Bell Canada Bombshell Hits Hedge Funds |
Date: Thursday, November 27, 2008
Author: Zachery Kouwe, The New York Times
Some event-driven hedge funds won’t have much to be thankful for tomorrow. Wednesday’s news that Bell Canada’s $50 billion leveraged buyout — the largest in history — is in jeopardy will likely hammer several big funds that were gaining confidence the deal would close on Dec. 11.
Among the big names that owned Bell Canada shares are hedge funds Paulson & Company, D.E. Shaw and S.A.C. Capital. An arbitrage fund run by BNP Paribas also held about $129 million worth of Bell Canada stock at the end of September, according to public filings.
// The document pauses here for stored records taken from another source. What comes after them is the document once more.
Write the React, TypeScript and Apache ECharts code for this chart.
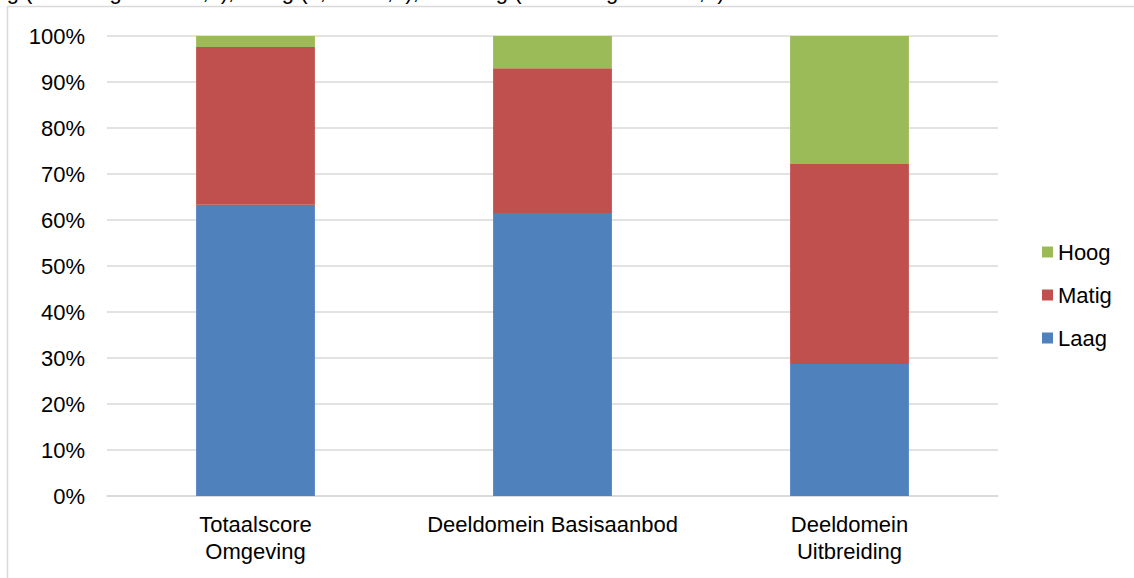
import React, { useEffect, useRef } from "react";
import * as echarts from "echarts";

const categories = ["Totaalscore\nOmgeving", "Deeldomein Basisaanbod", "Deeldomein\nUitbreiding"];
const laag = [63.3, 61.5, 28.7];
const matig = [34.3, 31.5, 43.5];
const hoog = [2.4, 7.0, 27.8];
const seriesNames = ["Laag", "Matig", "Hoog"];
const legendOrder = ["Hoog", "Matig", "Laag"];
const colors = ["#4F81BD", "#C0504D", "#9BBB59"];
const topText = "Laag (score lager dan 2,0), Matig (2,0 tot 3,0), en Hoog (score hoger dan 3,0)";

const FONT = "Liberation Sans, Arial, sans-serif";
const FS = 22;

export default function App() {
  const ref = useRef<HTMLDivElement>(null);
  useEffect(() => {
    document.body.style.margin = "0";
    const chart = echarts.init(ref.current!, null, { renderer: "svg" });
    const values = [laag, matig, hoog];
    chart.setOption({
      animation: false,
      backgroundColor: "#ffffff",
      textStyle: { fontFamily: FONT },
      grid: { left: 107, right: 136, top: 36, bottom: 82 },
      graphic: [
        {
          type: "rect",
          shape: { x: 7.5, y: 6.5, width: 1200, height: 700 },
          style: { fill: "none", stroke: "#d9d9d9", lineWidth: 1.5 },
          silent: true,
        },
        {
          type: "text",
          x: -30,
          y: -9,
          style: {
            text: topText,
            font: `${FS}px ${FONT}`,
            fill: "#000",
            verticalAlign: "middle",
          },
          silent: true,
        },
      ],
      legend: {
        orient: "vertical",
        left: 1037,
        top: 236,
        data: legendOrder,
        itemWidth: 11,
        itemHeight: 11,
        itemGap: 21,
        icon: "rect",
        textStyle: { fontSize: FS, color: "#000", fontFamily: FONT },
      },
      xAxis: {
        type: "category",
        data: categories,
        axisLine: { lineStyle: { color: "#d9d9d9", width: 1.5 } },
        axisTick: { show: false },
        axisLabel: {
          color: "#000",
          fontSize: FS,
          lineHeight: 27,
          margin: 15,
          fontFamily: FONT,
          interval: 0,
        },
      },
      yAxis: {
        type: "value",
        min: 0,
        max: 100,
        interval: 10,
        axisLine: { show: false },
        axisTick: { show: false },
        splitLine: { lineStyle: { color: "#d9d9d9", width: 1.5 } },
        axisLabel: {
          color: "#000",
          fontSize: FS,
          margin: 22,
          fontFamily: FONT,
          formatter: "{value}%",
        },
      },
      series: seriesNames.map((name, i) => ({
        name,
        type: "bar",
        stack: "total",
        barWidth: "40%",
        data: values[i],
        itemStyle: { color: colors[i] },
      })),
    });
    return () => chart.dispose();
  }, []);
  return <div ref={ref} style={{ position: "absolute", left: 0, top: 0, width: 1134, height: 578 }} />;
}
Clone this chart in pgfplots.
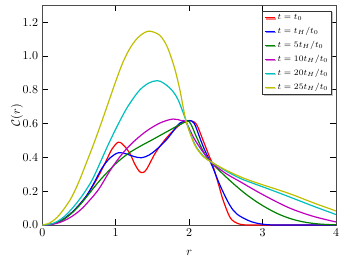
\documentclass[border=0pt]{standalone}
\usepackage{pgfplots}
\pgfplotsset{compat=1.18}
\usetikzlibrary{shadows}
\definecolor{mpr}{rgb}{1,0,0}
\definecolor{mpb}{rgb}{0,0,1}
\definecolor{mpg}{rgb}{0,0.5,0}
\definecolor{mpm}{rgb}{0.75,0,0.75}
\definecolor{mpc}{rgb}{0,0.75,0.75}
\definecolor{mpy}{rgb}{0.75,0.75,0}
\begin{document}
\begin{tikzpicture}
\begin{axis}[
  scale only axis,
  width=244.75pt, height=183.1pt,
  xmin=0, xmax=4, ymin=0, ymax=1.3,
  xtick={0,1,2,3,4},
  ytick={0,0.2,0.4,0.6,0.8,1.0,1.2},
  yticklabel style={/pgf/number format/.cd, fixed, fixed zerofill, precision=1},
  tick align=inside,
  major tick length=5pt,
  minor tick num=0,
  axis line style={black!70, line width=0.6pt},
  tick style={black, line width=0.5pt},
  xlabel={$r$}, ylabel={$\mathcal{C}(r)$},
  xlabel style={yshift=-4.5pt},
  ylabel style={yshift=-7pt},
  every axis plot/.append style={line width=1pt, smooth, tension=0.55, no markers},
  legend style={at={(1,1)}, anchor=north east, xshift=-3.3pt, yshift=-4.5pt,
    font=\scriptsize, draw=black!80, line width=0.6pt, inner xsep=1pt, inner ysep=0.8pt,
    row sep=0.9pt, drop shadow={shadow xshift=1pt, shadow yshift=-1pt, fill=black!45}},
  legend cell align=left,
  legend image code/.code={\draw[#1,line width=1pt] (0pt,0pt) -- (8.3pt,0pt);},
  clip=true,
]
\addplot[mpr] coordinates {
(0,0) (0.1,0.003) (0.2,0.015) (0.3,0.038) (0.4,0.073) (0.5,0.118) (0.6,0.172) (0.7,0.24)
(0.8,0.318) (0.876,0.386) (0.95,0.45) (1.034,0.49) (1.1,0.475) (1.19,0.425)
(1.26,0.36) (1.32,0.318) (1.37,0.31) (1.42,0.33) (1.5,0.395) (1.56,0.44) (1.7,0.52)
(1.85,0.585) (1.95,0.612) (2.02,0.617) (2.1,0.595) (2.19,0.50) (2.28,0.40) (2.313,0.366)
(2.4,0.24) (2.46,0.15) (2.55,0.05) (2.62,0.018) (2.7,0.004) (2.8,0) (3,0) (4,0)};
\addlegendentry{$t=t_0$}
\addplot[mpb] coordinates {
(0,0) (0.1,0.003) (0.2,0.015) (0.3,0.038) (0.4,0.073) (0.5,0.118) (0.6,0.172) (0.7,0.245)
(0.81,0.335) (0.925,0.398) (1.04,0.428) (1.15,0.42) (1.25,0.405) (1.35,0.398)
(1.45,0.413) (1.55,0.445) (1.69,0.504) (1.8,0.565) (1.873,0.603) (2.0,0.618)
(2.07,0.60) (2.15,0.51) (2.21,0.445) (2.313,0.35) (2.42,0.235) (2.55,0.12) (2.65,0.065)
(2.8,0.028) (2.9,0.013) (3.0,0.005) (3.2,0) (4,0)};
\addlegendentry{$t=t_H/t_0$}
\addplot[mpg] coordinates {
(0,0) (0.1,0.003) (0.2,0.014) (0.3,0.036) (0.4,0.07) (0.5,0.113) (0.6,0.165) (0.7,0.22)
(0.8,0.272) (0.92,0.328) (1.0,0.363) (1.1,0.40) (1.2,0.432) (1.35,0.47) (1.5,0.505)
(1.7,0.553) (1.9,0.60) (2.0,0.612) (2.1,0.52) (2.2,0.43) (2.313,0.366) (2.5,0.285)
(2.7,0.208) (2.85,0.158) (3.0,0.115) (3.2,0.068) (3.4,0.035) (3.6,0.015) (3.8,0.005)
(4.0,0.001)};
\addlegendentry{$t=5t_H/t_0$}
\addplot[mpm] coordinates {
(0,0) (0.1,0.002) (0.2,0.01) (0.3,0.026) (0.4,0.05) (0.5,0.082) (0.6,0.125) (0.762,0.208)
(0.92,0.32) (1.05,0.40) (1.2,0.475) (1.4,0.55) (1.6,0.603) (1.78,0.627) (1.9,0.617)
(1.955,0.609) (2.07,0.51) (2.2,0.425) (2.313,0.366) (2.5,0.305) (2.7,0.255) (2.83,0.222)
(2.96,0.19) (3.2,0.135) (3.415,0.092) (3.7,0.05) (4.0,0.018)};
\addlegendentry{$t=10t_H/t_0$}
\addplot[mpc] coordinates {
(0,0) (0.1,0.004) (0.2,0.02) (0.3,0.05) (0.4,0.095) (0.5,0.148) (0.6,0.21) (0.7,0.285)
(0.876,0.455) (1.0,0.568) (1.125,0.672) (1.216,0.735) (1.33,0.80) (1.45,0.84) (1.565,0.854)
(1.65,0.84) (1.76,0.80) (1.85,0.74) (1.955,0.62) (2.04,0.515) (2.1,0.46) (2.2,0.405)
(2.313,0.37) (2.5,0.32) (2.7,0.275) (2.85,0.25) (3.0,0.226) (3.2,0.194) (3.415,0.158)
(3.7,0.11) (4.0,0.062)};
\addlegendentry{$t=20t_H/t_0$}
\addplot[mpy] coordinates {
(0,0) (0.1,0.012) (0.2,0.045) (0.3,0.098) (0.4,0.165) (0.5,0.258) (0.6,0.368) (0.7,0.48)
(0.8,0.6) (0.9,0.725) (1.0,0.85) (1.1,0.965) (1.2,1.05) (1.3,1.108) (1.4,1.14) (1.475,1.146)
(1.6,1.122) (1.7,1.055) (1.8,0.93) (1.873,0.80) (1.955,0.62) (2.04,0.51) (2.1,0.455)
(2.2,0.402) (2.313,0.37) (2.5,0.325) (2.7,0.285) (2.85,0.26) (3.0,0.238) (3.2,0.21)
(3.415,0.178) (3.7,0.13) (4.0,0.083)};
\addlegendentry{$t=25t_H/t_0$}
\end{axis}
\pgfresetboundingbox
\path (current axis.south west) ++(-35.25pt,-30.8pt) coordinate (bbA);
\path (current axis.north east) ++(8.3pt,4.4pt) coordinate (bbB);
\useasboundingbox (bbA) rectangle (bbB);
\end{tikzpicture}
\end{document}
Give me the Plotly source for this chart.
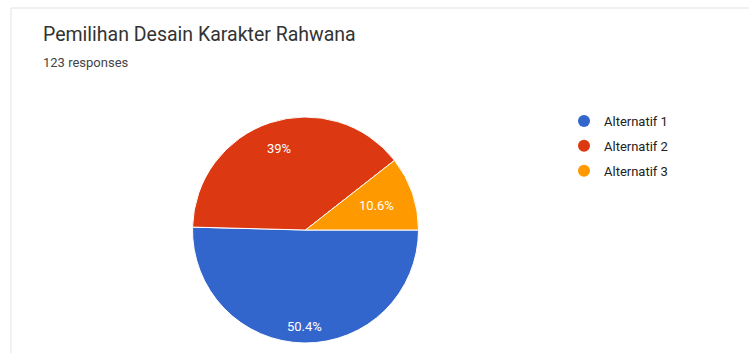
import math
import plotly.graph_objects as go

title = "Pemilihan Desain Karakter Rahwana"
subtitle = "123 responses"
labels = ["Alternatif 1", "Alternatif 2", "Alternatif 3"]
counts = [62, 48, 13]
colors = ["#3366cc", "#dc3912", "#ff9900"]
label_radius_frac = [0.85, 0.76, 0.66]  # style: how far out each slice label sits

total = sum(counts)
pct_text = [f"{round(c / total * 100, 1):g}%" for c in counts]

W, H = 749, 353
cx, cy, d = 305.5, 230, 226
start_angle = 90  # degrees clockwise from 12 o'clock

fig = go.Figure()
fig.add_trace(go.Pie(
    labels=labels, values=counts, textinfo="none",
    marker=dict(colors=colors, line=dict(color="white", width=1)),
    sort=False, direction="clockwise", rotation=start_angle,
    showlegend=False, hoverinfo="label+percent",
    domain=dict(x=[(cx - d / 2) / W, (cx + d / 2) / W],
                y=[(H - cy - d / 2) / H, (H - cy + d / 2) / H]),
))

# slice labels at the slice mid-angles
cum = 0
for c, t, f in zip(counts, pct_text, label_radius_frac):
    mid = math.radians(start_angle + 360 * (cum + c / 2) / total)
    cum += c
    px = cx + (d / 2) * f * math.sin(mid)
    py = cy - (d / 2) * f * math.cos(mid)
    fig.add_annotation(text=t, xref="paper", yref="paper",
                       x=px / W, y=(H - py) / H, xanchor="center", yanchor="middle",
                       showarrow=False,
                       font=dict(family="Roboto", size=13, color="white"))

for i, (lab, col) in enumerate(zip(labels, colors)):
    fig.add_trace(go.Scatter(
        x=[None], y=[None], mode="markers", name=lab,
        legendgroup=f"g{i}",
        marker=dict(color=col, size=12, symbol="circle"),
    ))

fig.add_shape(type="rect", xref="paper", yref="paper",
              x0=11 / W, x1=1.05, y0=-0.05, y1=(H - 8) / H,
              line=dict(color="#e3e3e3", width=1), fillcolor="rgba(0,0,0,0)",
              layer="below")

fig.add_annotation(text=title, xref="paper", yref="paper",
                   x=41 / W, y=(H - 35) / H, xanchor="left", yanchor="middle",
                   showarrow=False,
                   font=dict(family="Roboto", size=19.5, color="#333333"))
fig.add_annotation(text=subtitle, xref="paper", yref="paper",
                   x=41 / W, y=(H - 62) / H, xanchor="left", yanchor="middle",
                   showarrow=False,
                   font=dict(family="Roboto", size=13, color="#444444"))

fig.update_layout(
    width=W, height=H, margin=dict(l=0, r=0, t=0, b=0),
    paper_bgcolor="white", plot_bgcolor="white",
    xaxis=dict(visible=False), yaxis=dict(visible=False),
    legend=dict(x=564 / W, y=(H - 106) / H, xanchor="left", yanchor="top",
                font=dict(family="Roboto", size=13, color="#222222"),
                tracegroupgap=5, itemwidth=30, bgcolor="rgba(0,0,0,0)"),
)

fig.write_html("out.html")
Other funds that held a substantial amount of shares as of Sept. 30 included Chesapeake Partners, Mason Capital Management, York Capital Management and Highbridge Capital Management.
Bell Canada shares were down as much as 40 percent in premarket trading after the telecom giant said Wednesday that a preliminary report by the auditor KPMG found that “given current market conditions,” it would not remain solvent once it took on the $33 billion in debt needed to take it private.
Providence Equity Partners, Madison Dearborn Partners, the Ontario Teachers Pension Plan and Merrill Lynch agreed to buy Bell Canada last year for $42.75 Canadian dollars a share.
A failure of the Bell Canada deal would be the latest in a string of hits this year for hedge funds that bet on takeover deals. Across the globe, 297 deals were shelved in the third quarter, according to Dealogic.
As early as last week, investors were snapping up shares of Bell Canada, narrowing the gap between the stock price and takeover price to less than 10 percent. That gap was once as wide as 30 percent as investors grew fearful of deals falling apart.
Confidence that Bell Canada would close on time was bolstered last week after Providence Equity and Madison Dearborn made “capital calls” to their investors, signaling they were readying their checks to finance the deal. The government’s bailout of Citigroup, one of the lead lenders on the deal, also reassured investors that the deal would close.